→ Instructions for the task
Return the data exactly, with all pictures removed.

→ Collected data
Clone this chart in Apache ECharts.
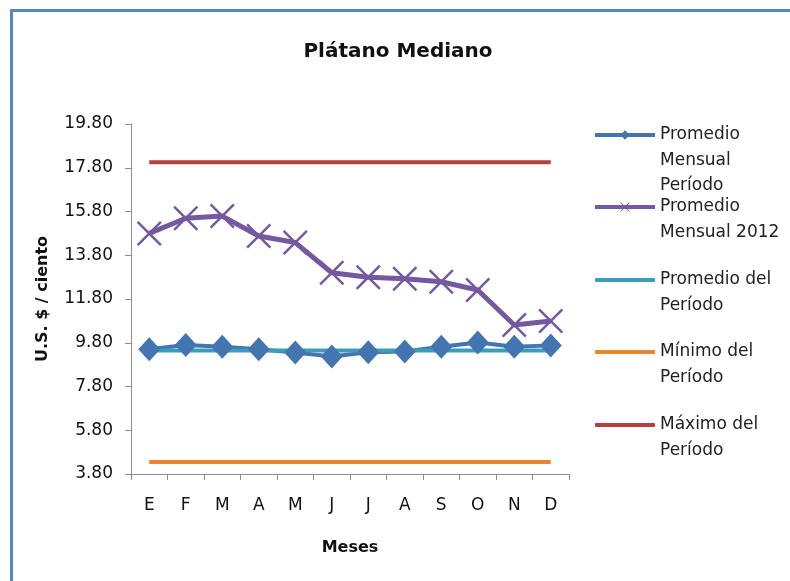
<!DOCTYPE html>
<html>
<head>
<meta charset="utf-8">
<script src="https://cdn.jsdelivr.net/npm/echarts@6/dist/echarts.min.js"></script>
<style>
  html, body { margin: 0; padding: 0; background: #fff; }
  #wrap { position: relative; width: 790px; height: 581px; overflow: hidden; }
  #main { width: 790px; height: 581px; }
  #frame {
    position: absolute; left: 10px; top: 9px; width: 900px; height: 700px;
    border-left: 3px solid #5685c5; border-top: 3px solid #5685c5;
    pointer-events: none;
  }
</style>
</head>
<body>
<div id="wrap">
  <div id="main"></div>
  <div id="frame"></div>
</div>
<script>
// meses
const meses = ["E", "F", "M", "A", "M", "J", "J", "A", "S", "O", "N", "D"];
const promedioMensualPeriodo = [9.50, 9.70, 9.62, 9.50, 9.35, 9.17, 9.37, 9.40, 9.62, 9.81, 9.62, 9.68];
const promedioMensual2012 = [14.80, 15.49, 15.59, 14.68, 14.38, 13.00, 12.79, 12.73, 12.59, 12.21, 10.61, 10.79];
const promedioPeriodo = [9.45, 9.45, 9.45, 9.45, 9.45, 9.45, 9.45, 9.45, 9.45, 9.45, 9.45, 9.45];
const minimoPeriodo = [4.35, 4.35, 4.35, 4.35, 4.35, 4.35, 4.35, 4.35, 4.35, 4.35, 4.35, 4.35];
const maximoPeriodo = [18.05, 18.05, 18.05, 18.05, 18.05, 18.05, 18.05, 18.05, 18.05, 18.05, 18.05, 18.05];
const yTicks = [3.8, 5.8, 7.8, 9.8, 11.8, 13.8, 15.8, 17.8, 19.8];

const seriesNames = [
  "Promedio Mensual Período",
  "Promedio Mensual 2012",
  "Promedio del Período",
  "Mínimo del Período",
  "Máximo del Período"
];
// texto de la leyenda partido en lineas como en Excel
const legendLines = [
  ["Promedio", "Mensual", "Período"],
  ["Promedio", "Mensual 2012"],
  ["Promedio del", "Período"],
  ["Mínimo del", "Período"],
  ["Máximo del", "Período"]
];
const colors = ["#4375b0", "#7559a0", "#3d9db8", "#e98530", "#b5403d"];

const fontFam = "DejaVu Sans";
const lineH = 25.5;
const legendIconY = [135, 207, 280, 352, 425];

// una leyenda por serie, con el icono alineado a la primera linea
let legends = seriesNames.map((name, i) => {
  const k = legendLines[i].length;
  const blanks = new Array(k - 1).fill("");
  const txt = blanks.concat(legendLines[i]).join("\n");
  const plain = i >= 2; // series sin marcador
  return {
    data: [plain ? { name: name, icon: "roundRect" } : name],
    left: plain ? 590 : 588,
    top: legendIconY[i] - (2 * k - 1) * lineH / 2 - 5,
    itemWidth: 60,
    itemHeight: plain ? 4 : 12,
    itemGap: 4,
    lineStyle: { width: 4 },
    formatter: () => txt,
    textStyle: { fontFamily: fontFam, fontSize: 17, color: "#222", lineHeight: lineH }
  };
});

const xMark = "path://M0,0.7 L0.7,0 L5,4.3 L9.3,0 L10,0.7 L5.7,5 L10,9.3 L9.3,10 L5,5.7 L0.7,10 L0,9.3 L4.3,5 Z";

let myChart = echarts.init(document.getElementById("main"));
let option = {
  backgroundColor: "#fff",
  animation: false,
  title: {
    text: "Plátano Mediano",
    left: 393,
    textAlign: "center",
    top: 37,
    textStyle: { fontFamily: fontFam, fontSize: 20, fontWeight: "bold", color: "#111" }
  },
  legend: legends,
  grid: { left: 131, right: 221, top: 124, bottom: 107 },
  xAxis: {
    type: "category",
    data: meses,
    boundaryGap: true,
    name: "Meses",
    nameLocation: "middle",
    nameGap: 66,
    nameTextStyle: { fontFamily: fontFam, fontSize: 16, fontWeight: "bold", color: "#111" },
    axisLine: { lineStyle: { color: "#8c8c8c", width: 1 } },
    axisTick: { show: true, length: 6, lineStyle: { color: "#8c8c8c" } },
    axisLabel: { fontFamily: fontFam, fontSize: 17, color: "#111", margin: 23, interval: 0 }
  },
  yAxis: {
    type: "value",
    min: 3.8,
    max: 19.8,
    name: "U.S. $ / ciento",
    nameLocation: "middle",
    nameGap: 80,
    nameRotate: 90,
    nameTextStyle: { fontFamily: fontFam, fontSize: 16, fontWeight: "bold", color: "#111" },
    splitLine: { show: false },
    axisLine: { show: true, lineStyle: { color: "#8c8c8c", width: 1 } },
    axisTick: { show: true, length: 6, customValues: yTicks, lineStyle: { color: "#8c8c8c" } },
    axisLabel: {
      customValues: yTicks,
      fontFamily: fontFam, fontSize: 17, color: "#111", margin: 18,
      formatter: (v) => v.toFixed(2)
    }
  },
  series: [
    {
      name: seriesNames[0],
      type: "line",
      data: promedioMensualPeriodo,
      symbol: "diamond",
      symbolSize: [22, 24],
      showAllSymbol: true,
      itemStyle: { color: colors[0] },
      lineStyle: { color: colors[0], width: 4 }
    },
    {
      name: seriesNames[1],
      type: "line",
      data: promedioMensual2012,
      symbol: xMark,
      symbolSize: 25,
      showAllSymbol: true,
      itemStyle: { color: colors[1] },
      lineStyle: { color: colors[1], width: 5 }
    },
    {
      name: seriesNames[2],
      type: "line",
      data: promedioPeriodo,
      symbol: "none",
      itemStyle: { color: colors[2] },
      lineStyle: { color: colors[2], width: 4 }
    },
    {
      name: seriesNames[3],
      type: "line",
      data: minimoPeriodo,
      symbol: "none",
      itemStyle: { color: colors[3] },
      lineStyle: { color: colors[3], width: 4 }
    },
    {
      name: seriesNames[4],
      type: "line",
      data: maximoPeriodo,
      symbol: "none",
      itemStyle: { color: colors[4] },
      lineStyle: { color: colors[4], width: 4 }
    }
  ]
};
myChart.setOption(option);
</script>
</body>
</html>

→ The answer
Clone this chart in Apache ECharts.
<!DOCTYPE html>
<html>
<head>
<meta charset="utf-8">
<script src="https://cdn.jsdelivr.net/npm/echarts@6/dist/echarts.min.js"></script>
<style>
  html, body { margin: 0; padding: 0; background: #fff; }
  #wrap { position: relative; width: 790px; height: 581px; overflow: hidden; }
  #main { width: 790px; height: 581px; }
  #frame {
    position: absolute; left: 10px; top: 9px; width: 900px; height: 700px;
    border-left: 3px solid #5685c5; border-top: 3px solid #5685c5;
    pointer-events: none;
  }
</style>
</head>
<body>
<div id="wrap">
  <div id="main"></div>
  <div id="frame"></div>
</div>
<script>
// meses
const meses = ["E", "F", "M", "A", "M", "J", "J", "A", "S", "O", "N", "D"];
const promedioMensualPeriodo = [9.50, 9.70, 9.62, 9.50, 9.35, 9.17, 9.37, 9.40, 9.62, 9.81, 9.62, 9.68];
const promedioMensual2012 = [14.80, 15.49, 15.59, 14.68, 14.38, 13.00, 12.79, 12.73, 12.59, 12.21, 10.61, 10.79];
const promedioPeriodo = [9.45, 9.45, 9.45, 9.45, 9.45, 9.45, 9.45, 9.45, 9.45, 9.45, 9.45, 9.45];
const minimoPeriodo = [4.35, 4.35, 4.35, 4.35, 4.35, 4.35, 4.35, 4.35, 4.35, 4.35, 4.35, 4.35];
const maximoPeriodo = [18.05, 18.05, 18.05, 18.05, 18.05, 18.05, 18.05, 18.05, 18.05, 18.05, 18.05, 18.05];
const yTicks = [3.8, 5.8, 7.8, 9.8, 11.8, 13.8, 15.8, 17.8, 19.8];

const seriesNames = [
  "Promedio Mensual Período",
  "Promedio Mensual 2012",
  "Promedio del Período",
  "Mínimo del Período",
  "Máximo del Período"
];
// texto de la leyenda partido en lineas como en Excel
const legendLines = [
  ["Promedio", "Mensual", "Período"],
  ["Promedio", "Mensual 2012"],
  ["Promedio del", "Período"],
  ["Mínimo del", "Período"],
  ["Máximo del", "Período"]
];
const colors = ["#4375b0", "#7559a0", "#3d9db8", "#e98530", "#b5403d"];

const fontFam = "DejaVu Sans";
const lineH = 25.5;
const legendIconY = [135, 207, 280, 352, 425];

// una leyenda por serie, con el icono alineado a la primera linea
let legends = seriesNames.map((name, i) => {
  const k = legendLines[i].length;
  const blanks = new Array(k - 1).fill("");
  const txt = blanks.concat(legendLines[i]).join("\n");
  const plain = i >= 2; // series sin marcador
  return {
    data: [plain ? { name: name, icon: "roundRect" } : name],
    left: plain ? 590 : 588,
    top: legendIconY[i] - (2 * k - 1) * lineH / 2 - 5,
    itemWidth: 60,
    itemHeight: plain ? 4 : 12,
    itemGap: 4,
    lineStyle: { width: 4 },
    formatter: () => txt,
    textStyle: { fontFamily: fontFam, fontSize: 17, color: "#222", lineHeight: lineH }
  };
});

const xMark = "path://M0,0.7 L0.7,0 L5,4.3 L9.3,0 L10,0.7 L5.7,5 L10,9.3 L9.3,10 L5,5.7 L0.7,10 L0,9.3 L4.3,5 Z";

let myChart = echarts.init(document.getElementById("main"));
let option = {
  backgroundColor: "#fff",
  animation: false,
  title: {
    text: "Plátano Mediano",
    left: 393,
    textAlign: "center",
    top: 37,
    textStyle: { fontFamily: fontFam, fontSize: 20, fontWeight: "bold", color: "#111" }
  },
  legend: legends,
  grid: { left: 131, right: 221, top: 124, bottom: 107 },
  xAxis: {
    type: "category",
    data: meses,
    boundaryGap: true,
    name: "Meses",
    nameLocation: "middle",
    nameGap: 66,
    nameTextStyle: { fontFamily: fontFam, fontSize: 16, fontWeight: "bold", color: "#111" },
    axisLine: { lineStyle: { color: "#8c8c8c", width: 1 } },
    axisTick: { show: true, length: 6, lineStyle: { color: "#8c8c8c" } },
    axisLabel: { fontFamily: fontFam, fontSize: 17, color: "#111", margin: 23, interval: 0 }
  },
  yAxis: {
    type: "value",
    min: 3.8,
    max: 19.8,
    name: "U.S. $ / ciento",
    nameLocation: "middle",
    nameGap: 80,
    nameRotate: 90,
    nameTextStyle: { fontFamily: fontFam, fontSize: 16, fontWeight: "bold", color: "#111" },
    splitLine: { show: false },
    axisLine: { show: true, lineStyle: { color: "#8c8c8c", width: 1 } },
    axisTick: { show: true, length: 6, customValues: yTicks, lineStyle: { color: "#8c8c8c" } },
    axisLabel: {
      customValues: yTicks,
      fontFamily: fontFam, fontSize: 17, color: "#111", margin: 18,
      formatter: (v) => v.toFixed(2)
    }
  },
  series: [
    {
      name: seriesNames[0],
      type: "line",
      data: promedioMensualPeriodo,
      symbol: "diamond",
      symbolSize: [22, 24],
      showAllSymbol: true,
      itemStyle: { color: colors[0] },
      lineStyle: { color: colors[0], width: 4 }
    },
    {
      name: seriesNames[1],
      type: "line",
      data: promedioMensual2012,
      symbol: xMark,
      symbolSize: 25,
      showAllSymbol: true,
      itemStyle: { color: colors[1] },
      lineStyle: { color: colors[1], width: 5 }
    },
    {
      name: seriesNames[2],
      type: "line",
      data: promedioPeriodo,
      symbol: "none",
      itemStyle: { color: colors[2] },
      lineStyle: { color: colors[2], width: 4 }
    },
    {
      name: seriesNames[3],
      type: "line",
      data: minimoPeriodo,
      symbol: "none",
      itemStyle: { color: colors[3] },
      lineStyle: { color: colors[3], width: 4 }
    },
    {
      name: seriesNames[4],
      type: "line",
      data: maximoPeriodo,
      symbol: "none",
      itemStyle: { color: colors[4] },
      lineStyle: { color: colors[4], width: 4 }
    }
  ]
};
myChart.setOption(option);
</script>
</body>
</html>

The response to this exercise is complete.